Não foi assim, no entanto, que a equipe do ministro da Fazenda, Fernando Haddad, recebeu a proposta de Pacheco. Tida pela equipe econômica como uma pauta bomba, o texto tem um potencial de renúncia na ordem dos R$ 462 bilhões, mais da metade do bolo sem juros que os estados devem hoje.

ROMBO BILIONÁRIO

O cálculo foi feito pelo economista-chefe da Warren Rena, Felipe Salto, e pelo analista Gabriel Garrote. Segundo eles, caso seja plenamente aplicado conforme foi apresentado, o projeto levará ao aumento da dívida e do déficit primário do setor público. Pelas estimativas da Warren Rena, a aprovação levaria a uma perda da União, com juro real zero e desconto de 20%, de R$ 33,5 bilhões, somente em 2025.

Ao longo do tempo, as perdas acumuladas vão precisar ser financiadas, o que poderia elevar a dívida pública em R$ 462,2 bilhões até 2033 — o equivalente a 2,4 pontos percentuais a mais no Produto Interno Bruto (PIB). As projeções dos economistas apontam que o endividamento público atingiria 94,1% do PIB em 2033, um número temerário em um governo que tenta equalizar suas contas.

Com o projeto aprovado, esse percentual passaria a ser de 96,5% do PIB. “Com a nova proposta, o que se pretende é não mais pagar os juros, que atualmente são de 4%. Ademais, pretende-se que a dívida possa ser abatida em até 20%, por meio da transferência de ativos.”

De acordo com eles, caso as negociações pelo chamado Propag (Programa de Pleno Pagamento de Dívidas dos Estados) sigam a tendência atual, o resultado final será o não pagamento da dívida estadual. “Há agora grande expectativa quanto a medidas concretas direcionadas ao ajuste fiscal. Nesse contexto, trazer à baila uma nova renegociação da dívida estadual, em termos bastante favoráveis aos estados e desfavoráveis à União, tornará ainda mais delicado o atual quadro fiscal geral, diante do esperado efeito da renegociação sobre o déficit primário e a dívida pública.”
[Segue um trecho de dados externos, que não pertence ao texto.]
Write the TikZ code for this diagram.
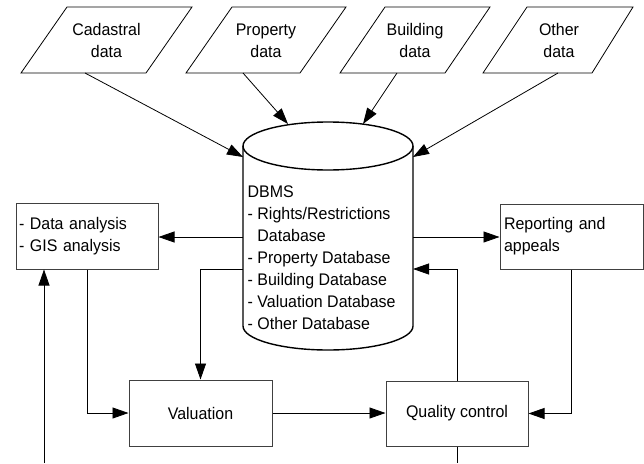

Segundo os economistas, o aumento da dívida pública só não ocorreria em um cenário em que a renegociação levasse a uma redução da dívida estadual junto a terceiros. Mas a intenção dos estados é utilizar a folga trazida pela redução da despesa financeira no aumento da despesa primária. “A própria proposta leva a essa direção, ao atrelar parte dos juros pagos a menos para investimentos em certas áreas. O que se esperaria, no mínimo, é que os recursos liberados fossem utilizados para quitar dívidas com terceiros, o que poderia compensar o aumento da dívida da União”, explicam.

Com todas as cartas sobre a mesa, entende-se que a União está certa em não gostar da ideia, e os governadores certos em lutar pela aprovação. Errado mesmo só a celeridade na condução de Pacheco, que prometeu votar o assunto na primeira quinzena de agosto.